Melihat sejarah hadirnya sumbu filosofi Yogyakarta, UNESCO selaku Organisasi Pendidikan, Keilmuan, dan Kebudayaan akhirnya menetapkan peninggalan tersebut sebagai warisan budaya dunia. Melalui laman resmi twitternya, UNESCO memberikan apresiasi kepada Indonesia, khususnya Kota Yogyakarta karena telah mendukung pelestarian budaya.
“Inskripsi baru pada Daftar Warisan Dunia @UNESCO: Sumbu Kosmologis Yogyakarta dan Situs Bersejarahnya, #Indonesia . Bravo!,” tulis akun The United Nations Educational, Scientific and Cultural Organization (UNESCO).
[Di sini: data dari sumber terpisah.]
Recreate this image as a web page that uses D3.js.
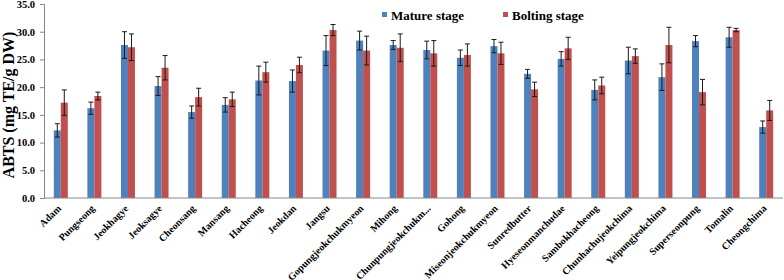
<!DOCTYPE html>
<html>
<head>
<meta charset="utf-8">
<script src="https://cdn.jsdelivr.net/npm/d3@7/dist/d3.min.js"></script>
<style>
	body { margin: 0; background: #fff; }
	svg text { font-family: "Liberation Serif", "Times New Roman", serif; font-weight: bold; }
</style>
</head>
<body>
<div id="chart"></div>
<script>
const cultivars = ["Adam", "Pungseong", "Jeokhagye", "Jeoksagye", "Cheonsang", "Mansang", "Hacheong", "Jeokdan", "Jangsu",
	"Gopungjeokchukmyeon", "Mihong", "Chunpungjeokchukm...", "Gohong", "Miseonjeokchukmyeon", "Sunredbutter", "Hyeseonmanchudae",
	"Sambokhacheong", "Chunhachujeokchima", "Yeipungjeokchima", "Superseonpung", "Tomalin", "Cheongchima"];
const stages = ["Mature stage", "Bolting stage"];
const mature = [12.2, 16.2, 27.6, 20.2, 15.5, 16.8, 21.2, 21.1, 26.6, 28.4, 27.6, 26.7, 25.3, 27.4, 22.4, 25.1, 19.5, 24.8, 21.8, 28.3, 29.0, 12.8];
const matureErr = [1.2, 1.1, 2.4, 1.7, 1.1, 1.3, 2.6, 2.0, 2.7, 1.7, 0.8, 1.6, 1.4, 1.2, 0.8, 1.3, 1.8, 2.4, 2.4, 1.0, 1.8, 1.1];
const bolting = [17.2, 18.4, 27.2, 23.5, 18.2, 17.8, 22.7, 24.0, 30.3, 26.6, 27.1, 26.1, 25.8, 26.1, 19.6, 27.0, 20.3, 25.6, 27.6, 19.1, 30.3, 15.8];
const boltingErr = [2.3, 0.7, 2.4, 2.2, 1.6, 1.3, 1.8, 1.4, 1.0, 2.6, 2.5, 2.3, 2.0, 2.0, 1.3, 2.0, 1.5, 1.3, 3.2, 2.3, 0.3, 1.8];
const yTicks = [0, 5, 10, 15, 20, 25, 30, 35];
const colors = ["#4f81bd", "#c0504d"];

const width = 784, height = 280;
const plotLeft = 44, plotRight = 783, plotTop = 4, plotBottom = 198;

const svg = d3.select("#chart").append("svg")
	.attr("width", width)
	.attr("height", height);

const x0 = d3.scaleBand().domain(cultivars).range([plotLeft, plotRight]);
const x1 = d3.scaleBand().domain(stages)
	.range([x0.bandwidth() / 2 - 7, x0.bandwidth() / 2 + 7]);
const y = d3.scaleLinear().domain([0, 35]).range([plotBottom, plotTop]);

// Rows per cultivar
const rows = cultivars.map((c, i) => ({
	name: c,
	vals: [
		{ stage: stages[0], v: mature[i], e: matureErr[i] },
		{ stage: stages[1], v: bolting[i], e: boltingErr[i] }
	]
}));

// Y axis
const yAxis = svg.append("g")
	.attr("transform", `translate(${plotLeft},0)`)
	.call(d3.axisLeft(y).tickValues(yTicks).tickSize(4).tickFormat(d3.format(".1f")));
yAxis.select(".domain").attr("stroke", "#868686");
yAxis.selectAll(".tick line").attr("stroke", "#868686");
yAxis.selectAll(".tick text")
	.attr("font-size", "10.5px")
	.attr("fill", "#000")
	.attr("x", -9);

svg.append("text")
	.attr("transform", `translate(13.5,${(plotTop + plotBottom) / 2 + 4}) rotate(-90)`)
	.attr("text-anchor", "middle")
	.attr("font-size", "16px")
	.text("ABTS (mg TE/g DW)");

// Bars
const groups = svg.append("g")
	.selectAll("g")
	.data(rows)
	.enter()
	.append("g")
	.attr("transform", d => `translate(${x0(d.name)},0)`);

groups.selectAll("rect")
	.data(d => d.vals)
	.enter()
	.append("rect")
	.attr("x", d => x1(d.stage))
	.attr("width", x1.bandwidth())
	.attr("y", d => y(d.v))
	.attr("height", d => y(0) - y(d.v))
	.attr("fill", (d, i) => colors[i]);

// Error bars
const err = groups.selectAll("g.err")
	.data(d => d.vals)
	.enter()
	.append("g")
	.classed("err", true)
	.attr("stroke", "#1a1a1a")
	.attr("stroke-width", 1);
const cx = d => x1(d.stage) + x1.bandwidth() / 2;
err.append("line")
	.attr("x1", cx).attr("x2", cx)
	.attr("y1", d => y(d.v + d.e)).attr("y2", d => y(d.v - d.e));
err.append("line")
	.attr("x1", d => cx(d) - 2.5).attr("x2", d => cx(d) + 2.5)
	.attr("y1", d => y(d.v + d.e)).attr("y2", d => y(d.v + d.e));
err.append("line")
	.attr("x1", d => cx(d) - 2.5).attr("x2", d => cx(d) + 2.5)
	.attr("y1", d => y(d.v - d.e)).attr("y2", d => y(d.v - d.e));

// X axis
svg.append("line")
	.attr("x1", plotLeft).attr("x2", plotRight)
	.attr("y1", y(0)).attr("y2", y(0))
	.attr("stroke", "#868686");

svg.append("g")
	.selectAll("text")
	.data(cultivars)
	.enter()
	.append("text")
	.attr("transform", d => `translate(${x0(d) + x0.bandwidth() / 2 + 1},${plotBottom + 11}) rotate(-45)`)
	.attr("text-anchor", "end")
	.attr("font-size", "10px")
	.text(d => d);

// Legend
const legend = svg.append("g")
	.selectAll("g")
	.data(stages)
	.enter()
	.append("g")
	.attr("transform", (d, i) => `translate(${382 + i * 121},0)`);
legend.append("rect")
	.attr("y", 12)
	.attr("width", 5)
	.attr("height", 5)
	.attr("fill", (d, i) => colors[i]);
legend.append("text")
	.attr("x", 9)
	.attr("y", 20)
	.attr("font-size", "13px")
	.text(d => d);
</script>
</body>
</html>
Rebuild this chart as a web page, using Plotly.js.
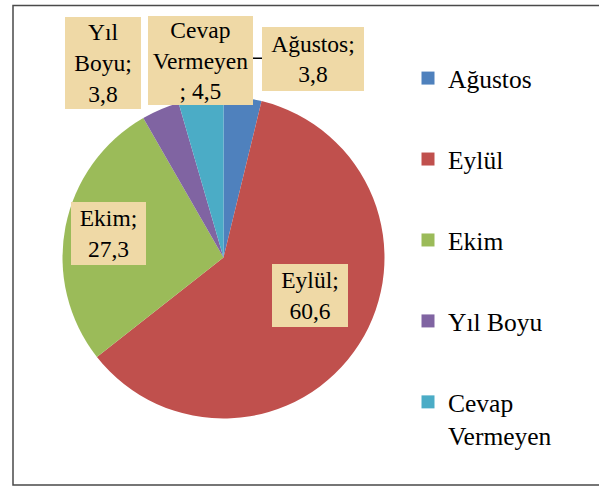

Tugu Golong Gilig : Simbol Persatuan Raja, Rakyat, dan Tuhan
Menjadi bagian khusus dalam sumbu filosofi Yogyakarta, Tugu Golong Gilig mengandung makna sejarah yang sangat kental dengan kebudayaan Jawa. Nama bangunan ini pun berasal dari dua kata, yakni Golong yang berarti bulat dan Gilig yang berarti silinder.
Kedua istilah tersebut kemudian digabung dan memberikan makna persatuan antara raja, rakyat, dan Tuhan. Selain itu, tugu tersebut juga kerap disebut sebagai Pal Putih, lantaran bangunannya yang memiliki warna putih, dimana melambangkan sebuah kesucian.
Dijelaskan, kala itu Sultan Hamengku Buwana I ingin merubah bangunan yang sebelumnya bernuansa Hinduitis menjadi filosofi Islam Jawa dengan menerapkan makna “Hamêmayu Hayuning Bawana” dan “Manunggaling Kawulo Gusti” melalui “Sangkan Paraning Dumadi”.
Istilah tersebut pun menjelaskan mengenai nilai-nilai luhur kehidupan yang dipetik berdasarkan kebudayaan Jawa. Sedangkan dalam Bahasa Indonesia, Hamêmayu Hayuning Bawana bermakna “menjadikan dunia lebih indah” dari kata rahayu atau ayu yang artinya cantik.
Di samping itu, keberadaan Tugu Golong Gilig atau yang disebut sebagai Pal Putih dahulunya juga kerap dijadikan sebagai titik pandang utama pria yang bergelar Sayidin Panatagama Kalifatullah alias Sultan Hamengku Buwana I dalam melakukan meditasi di Bangsal Manguntur Tangkil di Sitihinggil Utara.